Rosegallery is pleased to present Break In Case Of Emergency, the latest project by Mexican photographer Tania Franco Klein.

Join us in celebrating the arrival of the artist’s new works, an empowering, fragmented investigation into psychological boundaries. What does it look like when someone approaches their mental precipice? And how should it feel? Less interested in specific answers, these witty, ambiguous, sometimes macabre works carry a sort of vertiginous logic that is solely hers.

Break In Case Of Emergency came by way of Klein’s fascination with catharsis, a term hearkened by Aristotle, and an arguably vital component of a successful “poetic,” i.e. any human-produced representation of life that is outside the thing itself. In that spirit, these images are fabulously unreal, yet succeed in evoking the underlying emotions, the unnameable feelings brewing inside our contemporary psyche. Think, “relatably absurd.”

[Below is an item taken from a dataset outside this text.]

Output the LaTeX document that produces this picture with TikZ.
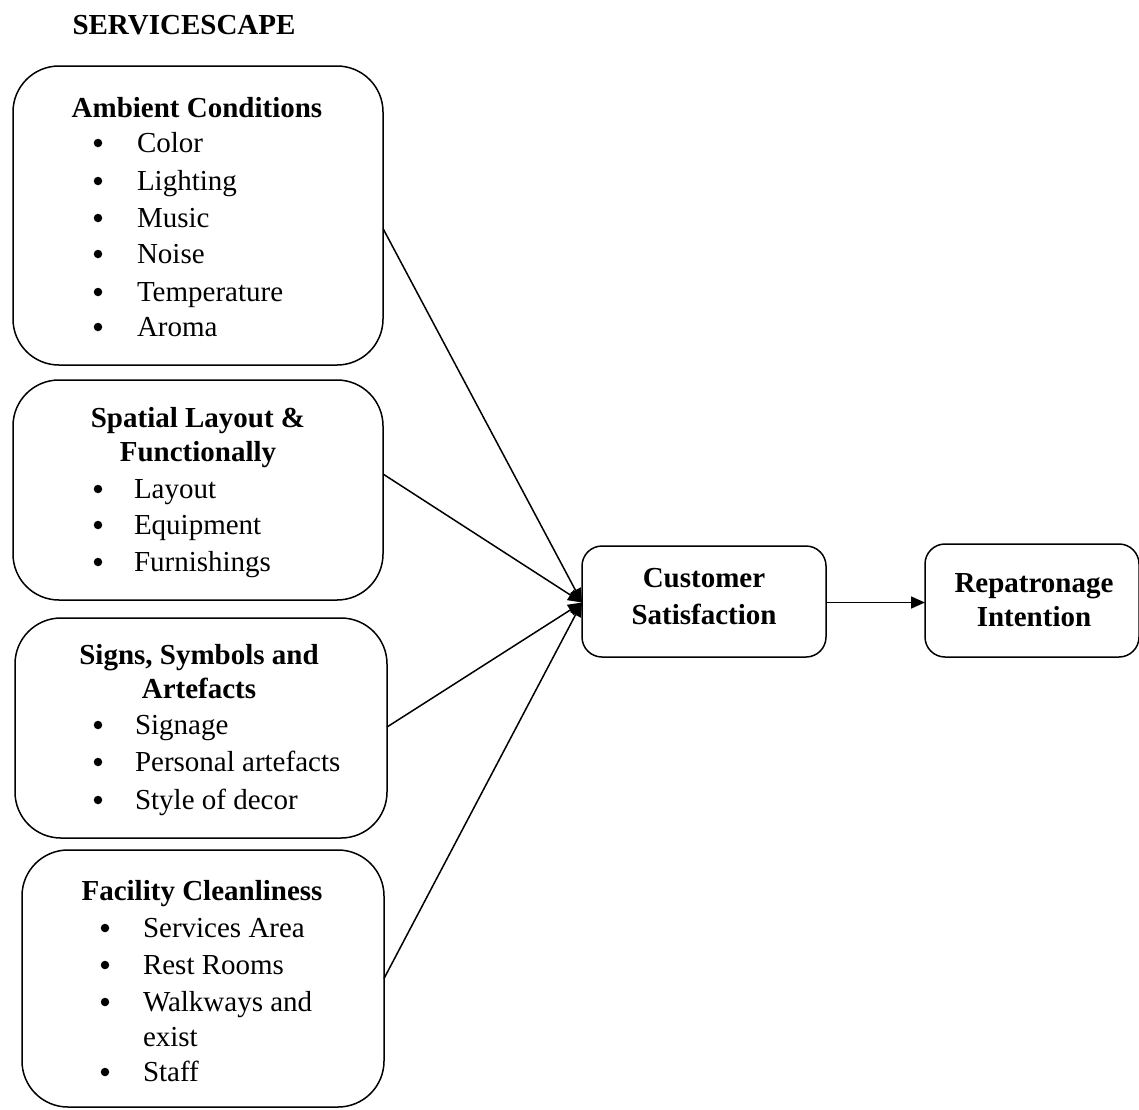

Klein invites us into her fastidious considerations, her willingness to search for the mysterious, for the enigmatic, even for the taboo, whatever she may discover that’s, maybe— akimbo to normative enjoyment. With her female subjects directed into off-kilter, apropos, and even cryptic circumstances, audiences ideally are thrust into a dyadic voyeurism; an Other’s fiction is so artfully rendered as to become an “undefined poetic,” projecting itself upon us, inhabiting our mind, twisting our emotions into as-yet-recognized shapes. If the artist has her way, catharses will be had. Calm transgressions will appease us. As one is satisfied, so, too, is the Other, even if describing it afterwards proves remote.

Please, come to savor, come to relish. While these characters arguably inhabit a singular psychological plane, they don’t adhere to any strict narrative. In fact, depending on their arrangement, any number of stories could appear. Ever depicted in astonishing color—with Klein’s signature use of forced perspective and disorienting shadow— viewers are bound to ask, “What rebellious reveries have we so unwittingly stumbled upon?”

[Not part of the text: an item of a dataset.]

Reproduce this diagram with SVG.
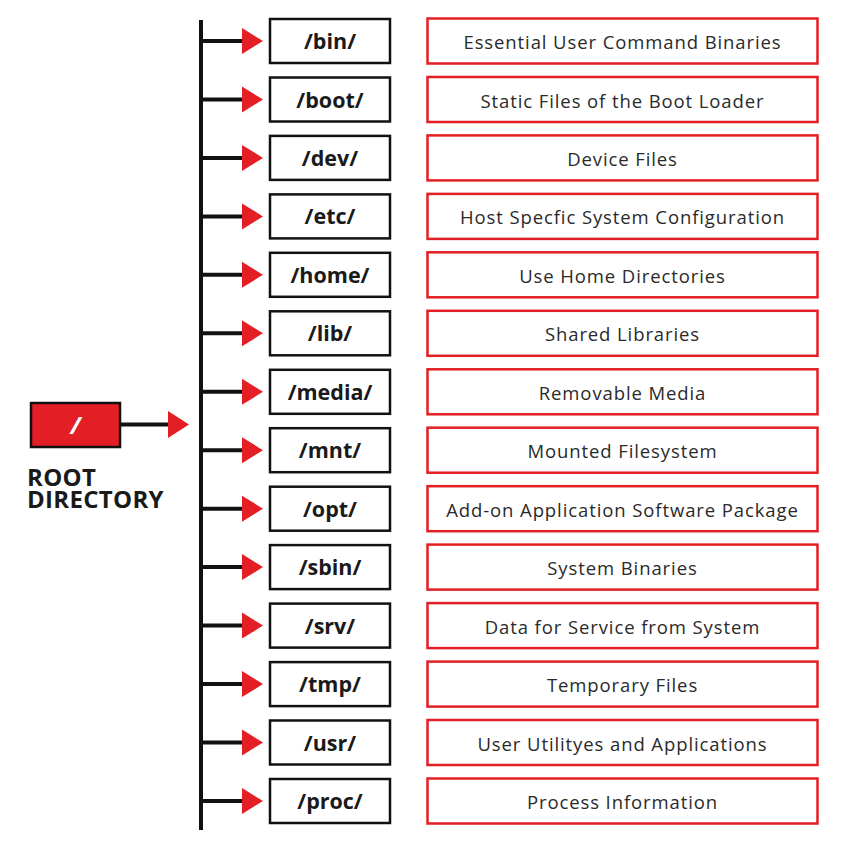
<svg xmlns="http://www.w3.org/2000/svg" width="841" height="841" viewBox="0 0 841 841">
<style>
.dir{fill:#fff;stroke:#111;stroke-width:2.5}
.desc{fill:#fff;stroke:#e31e24;stroke-width:2.5}
.dt{font-family:"Open Sans","Liberation Sans",sans-serif;font-weight:700;font-size:21.5px;fill:#1a1a1a;text-anchor:middle}
.ds{font-family:"Open Sans","Liberation Sans",sans-serif;font-weight:500;font-size:18.5px;letter-spacing:0.9px;fill:#2a2a2a;text-anchor:middle}
.ln{stroke:#111;stroke-width:4;fill:none}
.ah{fill:#e31e24}
</style>
<rect width="841" height="841" fill="#fff"/>
<g id="connectors">
<line class="ln" x1="201" y1="20" x2="201" y2="830"/>
<line class="ln" x1="120" y1="424.5" x2="170" y2="424.5"/>
<polygon class="ah" points="168,411 189,424.5 168,438"/>
<line class="ln" x1="201" y1="41" x2="244" y2="41"/><polygon class="ah" points="242,28 263,41 242,54"/>
<line class="ln" x1="201" y1="99.5" x2="244" y2="99.5"/><polygon class="ah" points="242,86.5 263,99.5 242,112.5"/>
<line class="ln" x1="201" y1="157.9" x2="244" y2="157.9"/><polygon class="ah" points="242,144.9 263,157.9 242,170.9"/>
<line class="ln" x1="201" y1="216.4" x2="244" y2="216.4"/><polygon class="ah" points="242,203.4 263,216.4 242,229.4"/>
<line class="ln" x1="201" y1="274.8" x2="244" y2="274.8"/><polygon class="ah" points="242,261.8 263,274.8 242,287.8"/>
<line class="ln" x1="201" y1="333.3" x2="244" y2="333.3"/><polygon class="ah" points="242,320.3 263,333.3 242,346.3"/>
<line class="ln" x1="201" y1="391.8" x2="244" y2="391.8"/><polygon class="ah" points="242,378.8 263,391.8 242,404.8"/>
<line class="ln" x1="201" y1="450.2" x2="244" y2="450.2"/><polygon class="ah" points="242,437.2 263,450.2 242,463.2"/>
<line class="ln" x1="201" y1="508.7" x2="244" y2="508.7"/><polygon class="ah" points="242,495.7 263,508.7 242,521.7"/>
<line class="ln" x1="201" y1="567.1" x2="244" y2="567.1"/><polygon class="ah" points="242,554.1 263,567.1 242,580.1"/>
<line class="ln" x1="201" y1="625.6" x2="244" y2="625.6"/><polygon class="ah" points="242,612.6 263,625.6 242,638.6"/>
<line class="ln" x1="201" y1="684.1" x2="244" y2="684.1"/><polygon class="ah" points="242,671.1 263,684.1 242,697.1"/>
<line class="ln" x1="201" y1="742.5" x2="244" y2="742.5"/><polygon class="ah" points="242,729.5 263,742.5 242,755.5"/>
<line class="ln" x1="201" y1="801" x2="244" y2="801"/><polygon class="ah" points="242,788 263,801 242,814"/>
</g>
<g id="root">
<rect x="31" y="403" width="89" height="44" fill="#e31e24" stroke="#111" stroke-width="2.5"/>
<text x="75.5" y="434" font-family="'Open Sans','Liberation Sans',sans-serif" font-weight="700" font-style="italic" font-size="24" fill="#fff" text-anchor="middle">/</text>
<text font-family="'Open Sans','Liberation Sans',sans-serif" font-weight="700" font-size="24" letter-spacing="0.3" fill="#1a1a1a"><tspan x="27" y="486">ROOT</tspan><tspan x="27" y="508">DIRECTORY</tspan></text>
</g>
<g id="n-bin" transform="translate(0,41)"><rect class="dir" x="270" y="-22" width="120" height="44"/><text class="dt" x="330" y="8">/bin/</text></g>
<g id="d-bin" transform="translate(0,41)"><rect class="desc" x="427.5" y="-22.5" width="390" height="45"/><text class="ds" x="622.5" y="8">Essential User Command Binaries</text></g>
<g id="n-boot" transform="translate(0,99.5)"><rect class="dir" x="270" y="-22" width="120" height="44"/><text class="dt" x="330" y="8">/boot/</text></g>
<g id="d-boot" transform="translate(0,99.5)"><rect class="desc" x="427.5" y="-22.5" width="390" height="45"/><text class="ds" x="622.5" y="8">Static Files of the Boot Loader</text></g>
<g id="n-dev" transform="translate(0,157.9)"><rect class="dir" x="270" y="-22" width="120" height="44"/><text class="dt" x="330" y="8">/dev/</text></g>
<g id="d-dev" transform="translate(0,157.9)"><rect class="desc" x="427.5" y="-22.5" width="390" height="45"/><text class="ds" x="622.5" y="8">Device Files</text></g>
<g id="n-etc" transform="translate(0,216.4)"><rect class="dir" x="270" y="-22" width="120" height="44"/><text class="dt" x="330" y="8">/etc/</text></g>
<g id="d-etc" transform="translate(0,216.4)"><rect class="desc" x="427.5" y="-22.5" width="390" height="45"/><text class="ds" x="622.5" y="8">Host Specfic System Configuration</text></g>
<g id="n-home" transform="translate(0,274.8)"><rect class="dir" x="270" y="-22" width="120" height="44"/><text class="dt" x="330" y="8">/home/</text></g>
<g id="d-home" transform="translate(0,274.8)"><rect class="desc" x="427.5" y="-22.5" width="390" height="45"/><text class="ds" x="622.5" y="8">Use Home Directories</text></g>
<g id="n-lib" transform="translate(0,333.3)"><rect class="dir" x="270" y="-22" width="120" height="44"/><text class="dt" x="330" y="8">/lib/</text></g>
<g id="d-lib" transform="translate(0,333.3)"><rect class="desc" x="427.5" y="-22.5" width="390" height="45"/><text class="ds" x="622.5" y="8">Shared Libraries</text></g>
<g id="n-media" transform="translate(0,391.8)"><rect class="dir" x="270" y="-22" width="120" height="44"/><text class="dt" x="330" y="8">/media/</text></g>
<g id="d-media" transform="translate(0,391.8)"><rect class="desc" x="427.5" y="-22.5" width="390" height="45"/><text class="ds" x="622.5" y="8">Removable Media</text></g>
<g id="n-mnt" transform="translate(0,450.2)"><rect class="dir" x="270" y="-22" width="120" height="44"/><text class="dt" x="330" y="8">/mnt/</text></g>
<g id="d-mnt" transform="translate(0,450.2)"><rect class="desc" x="427.5" y="-22.5" width="390" height="45"/><text class="ds" x="622.5" y="8">Mounted Filesystem</text></g>
<g id="n-opt" transform="translate(0,508.7)"><rect class="dir" x="270" y="-22" width="120" height="44"/><text class="dt" x="330" y="8">/opt/</text></g>
<g id="d-opt" transform="translate(0,508.7)"><rect class="desc" x="427.5" y="-22.5" width="390" height="45"/><text class="ds" x="622.5" y="8">Add-on Application Software Package</text></g>
<g id="n-sbin" transform="translate(0,567.1)"><rect class="dir" x="270" y="-22" width="120" height="44"/><text class="dt" x="330" y="8">/sbin/</text></g>
<g id="d-sbin" transform="translate(0,567.1)"><rect class="desc" x="427.5" y="-22.5" width="390" height="45"/><text class="ds" x="622.5" y="8">System Binaries</text></g>
<g id="n-srv" transform="translate(0,625.6)"><rect class="dir" x="270" y="-22" width="120" height="44"/><text class="dt" x="330" y="8">/srv/</text></g>
<g id="d-srv" transform="translate(0,625.6)"><rect class="desc" x="427.5" y="-22.5" width="390" height="45"/><text class="ds" x="622.5" y="8">Data for Service from System</text></g>
<g id="n-tmp" transform="translate(0,684.1)"><rect class="dir" x="270" y="-22" width="120" height="44"/><text class="dt" x="330" y="8">/tmp/</text></g>
<g id="d-tmp" transform="translate(0,684.1)"><rect class="desc" x="427.5" y="-22.5" width="390" height="45"/><text class="ds" x="622.5" y="8">Temporary Files</text></g>
<g id="n-usr" transform="translate(0,742.5)"><rect class="dir" x="270" y="-22" width="120" height="44"/><text class="dt" x="330" y="8">/usr/</text></g>
<g id="d-usr" transform="translate(0,742.5)"><rect class="desc" x="427.5" y="-22.5" width="390" height="45"/><text class="ds" x="622.5" y="8">User Utilityes and Applications</text></g>
<g id="n-proc" transform="translate(0,801)"><rect class="dir" x="270" y="-22" width="120" height="44"/><text class="dt" x="330" y="8">/proc/</text></g>
<g id="d-proc" transform="translate(0,801)"><rect class="desc" x="427.5" y="-22.5" width="390" height="45"/><text class="ds" x="622.5" y="8">Process Information</text></g>
</svg>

Tania Franco Klein (b. 1990) started her photography praxis while gaining her BA Architecture in Mexico City, which took her to pursue her Master's in Photography at the University of the Arts London. Her work is highly influenced by her fascination with social behavior and contemporary practices such as leisure, consumption, media overstimulation, and the psychological sequels they generate in our everyday life.

Franco Klein's work has been reviewed by international critique including Artforum, CNN, L.A Times, I-D Magazine, The Guardian, The Paris Review, Juxtapoz, Aperture Foundation, The British Journal of Photography, and has been commissioned by clients like The New York Times, Time, The New Yorker, FT weekend, New York Magazine, and Dior. Her work has been exhibited across Europe, the USA, and Mexico. Including venues like the Somerset House London, the Thessaloniki Museum of Photography and Aperture Gallery in NYC. Her latest two solo shows which showcased a wide selection of her latest fours series were presented by Rosegallery in 2019 and 2023.

She obtained The Lensculture Exposure Awards, Lensculture Storytelling Awards, The Felix Schoeller Photo Award of Germany Nominee, Foam Paul Huf Award, and Prix Pictet nominee, and received the Photo London Artproof Schliemann Award as the best-emerging artist during Photo London fair 2018. Her first publication Positive Disintegration (2019) was nominated for the Paris Photo Aperture Foundation First Book Award.